Goal of the exercise –
Write out the listing below exactly, and omit any images you find in it.

<<<<

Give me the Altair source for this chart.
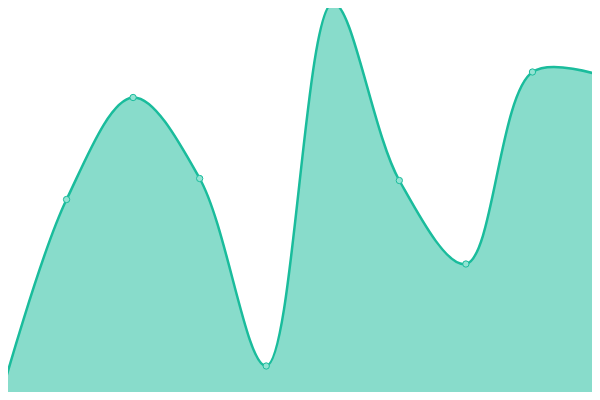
import altair as alt
import pandas as pd

idx = [0, 1, 2, 3, 4, 5, 6, 7, 8, 9]
values = [1, 200.5, 302.5, 221.5, 34, 397, 219.5, 136, 328, 325]

df = pd.DataFrame({"i": idx, "v": values})

x = alt.X("i:Q", axis=None, scale=alt.Scale(domain=[0, 9], range=[0, 599], nice=False, zero=False))
y = alt.Y("v:Q", axis=None, scale=alt.Scale(domain=[0, 400], nice=False))

base = alt.Chart(df)
area = base.mark_area(
    interpolate="catmull-rom", color="#1abc9c", opacity=0.52,
    line={"color": "#1abc9c", "strokeWidth": 2.5, "opacity": 1},
).encode(x=x, y=y)
pts = base.mark_point(
    filled=True, size=40, fill="#93e3d3", stroke="#1abc9c", strokeWidth=1, opacity=1
).encode(x=x, y=y)

chart = (area + pts).properties(
    width=600, height=400,
    autosize=alt.AutoSizeParams(type="none"),
    padding={"left": -8, "top": -8, "right": -8, "bottom": -8},
).configure_view(stroke=None)

chart.save("out.html", embed_options={"renderer": "svg", "actions": False})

>>>>

Result –
Give me the Altair source for this chart.
import altair as alt
import pandas as pd

idx = [0, 1, 2, 3, 4, 5, 6, 7, 8, 9]
values = [1, 200.5, 302.5, 221.5, 34, 397, 219.5, 136, 328, 325]

df = pd.DataFrame({"i": idx, "v": values})

x = alt.X("i:Q", axis=None, scale=alt.Scale(domain=[0, 9], range=[0, 599], nice=False, zero=False))
y = alt.Y("v:Q", axis=None, scale=alt.Scale(domain=[0, 400], nice=False))

base = alt.Chart(df)
area = base.mark_area(
    interpolate="catmull-rom", color="#1abc9c", opacity=0.52,
    line={"color": "#1abc9c", "strokeWidth": 2.5, "opacity": 1},
).encode(x=x, y=y)
pts = base.mark_point(
    filled=True, size=40, fill="#93e3d3", stroke="#1abc9c", strokeWidth=1, opacity=1
).encode(x=x, y=y)

chart = (area + pts).properties(
    width=600, height=400,
    autosize=alt.AutoSizeParams(type="none"),
    padding={"left": -8, "top": -8, "right": -8, "bottom": -8},
).configure_view(stroke=None)

chart.save("out.html", embed_options={"renderer": "svg", "actions": False})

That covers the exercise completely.